During his much-anticipated appearance on the “What Bitcoin Did” podcast hosted by cryptocurrency enthusiast Peter McCormack, Coinbase CEO Brian Armstrong mentioned that he would “personally like” to list Monero (XMR).
However, America’s number one exchange is yet to offer XMR to its customers because regulators are “up in arms” about privacy coins.
“We haven’t been able to list that (at least in the way that we would like) because of those reasons.”
Not a hill to die on
While Kraken, which operates in the same jurisdiction as Coinbase, does allow trading Monero, Armstrong says that regulators usually approve coins during “behind-the-scenes” conversations:
“Regulators are not going to come out and make an official law or declaration sometimes that’ll say ‘This is allowed and this is not’”
He adds that getting sued by regulators is “part of doing business,” but it’s an expensive part that they would like to avoid.
Armstrong also notes that they take “way more risks” compared to Fidelity or other legacy players.
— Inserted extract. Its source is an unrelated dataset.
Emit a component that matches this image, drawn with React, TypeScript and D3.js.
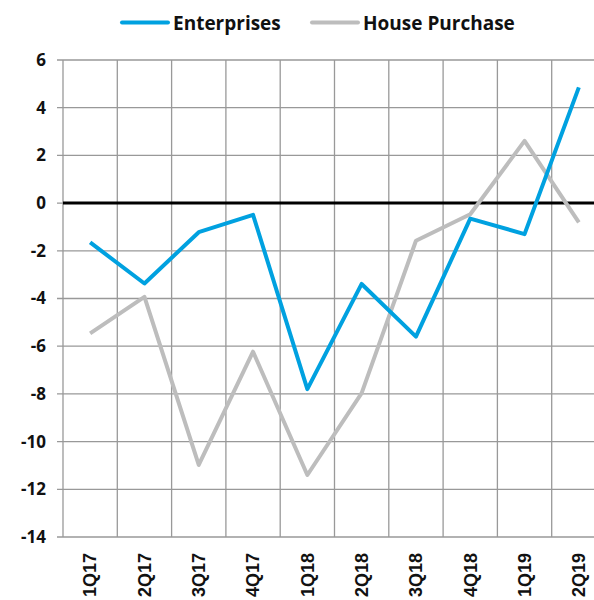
import * as d3 from 'd3';

const quarters = ['1Q17', '2Q17', '3Q17', '4Q17', '1Q18', '2Q18', '3Q18', '4Q18', '1Q19', '2Q19'];
const enterprises = [-1.65, -3.37, -1.22, -0.49, -7.8, -3.39, -5.6, -0.65, -1.3, 4.85];
const housePurchase = [-5.46, -3.93, -10.98, -6.23, -11.4, -7.97, -1.58, -0.47, 2.61, -0.81];
const yTicks = [6, 4, 2, 0, -2, -4, -6, -8, -10, -12, -14];

const seriesNames = ['Enterprises', 'House Purchase'];
const seriesColors = ['#00A1E0', '#BDBDBD'];

export default function App() {
    const width = 594;
    const height = 600;
    const margin = { top: 60, left: 63, bottom: 63 };

    const x = d3.scaleBand()
        .domain(quarters)
        .range([margin.left, margin.left + 54.3 * quarters.length]);
    const y = d3.scaleLinear()
        .domain([-14, 6])
        .range([height - margin.bottom, margin.top]);

    const line = d3.line<number>()
        .x((_, i) => (x(quarters[i]) || 0) + x.bandwidth() / 2)
        .y(d => y(d));

    const gridColor = '#999999';
    const axisFont = "'Open Sans', sans-serif";

    return (
        <svg width={width} height={height} style={{ position: 'absolute', left: 0, top: 0 }}>
            {/* legend */}
            {seriesNames.map((name, i) => {
                const lx = i === 0 ? 122 : 312;
                return (
                    <g key={name}>
                        <line x1={lx} x2={lx + 46} y1={22.5} y2={22.5} stroke={seriesColors[i]} strokeWidth={4} strokeLinecap="round" />
                        <text x={lx + 51} y={30} fontFamily={axisFont} fontWeight="bold" fontSize={19} fill="#111">{name}</text>
                    </g>
                );
            })}

            {/* horizontal grid + ticks */}
            {yTicks.map(t => (
                <g key={t}>
                    <line x1={margin.left - 6} x2={width} y1={y(t)} y2={y(t)} stroke={gridColor} strokeWidth={1.3} />
                    <text x={46} y={y(t)} dy="0.35em" textAnchor="end" fontFamily={axisFont} fontWeight="bold" fontSize={17} fill="#111">{t}</text>
                </g>
            ))}

            {/* vertical grid */}
            {quarters.map(q => (
                <line key={q} x1={x(q) || 0} x2={x(q) || 0} y1={y(6)} y2={y(-14)} stroke={gridColor} strokeWidth={1.3} />
            ))}

            {/* zero line */}
            <line x1={margin.left} x2={width} y1={y(0)} y2={y(0)} stroke="#000" strokeWidth={3} />

            {/* series */}
            <path d={line(housePurchase) || ''} fill="none" stroke={seriesColors[1]} strokeWidth={4} strokeLinejoin="round" />
            <path d={line(enterprises) || ''} fill="none" stroke={seriesColors[0]} strokeWidth={4} strokeLinejoin="round" />

            {/* x labels */}
            {quarters.map(q => {
                const cx = (x(q) || 0) + x.bandwidth() / 2;
                return (
                    <text key={q} transform={`translate(${cx},${y(-14) + 16}) rotate(-90)`} dy="0.35em" textAnchor="end"
                        fontFamily="'Liberation Sans', Arial, sans-serif" fontWeight="bold" fontSize={18} fill="#111">{q}</text>
                );
            })}
        </svg>
    );
}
However, at the same time, they are more conservative compared to some competing cryptocurrency exchanges:
“I want us to be the company that stands the test of time and doesn’t get taken out by some kind of enforcement action or cascade of events, or whatever.”
Anonimity and freedom
Obviously, Armstrong couldn’t avoid a question about Coinbase’s unnervingly close ties with Uncle Sam.
As reported by U.Today, Coinbase appeared in hot water after signing contracts with the Internal Revenue Service (IRS), the U.S. Secret Service (USSS), and other government agencies to let them use its blockchain surveillance tools.
The CEO warns that their users shouldn’t do something that breaks the law since they require ID verification to be fully compliant with KYC/AML regulations.
image by coinbase.com
Nevertheless, Armstrong admits that allowing people to perform anonymous transactions is “an important part of freedom.”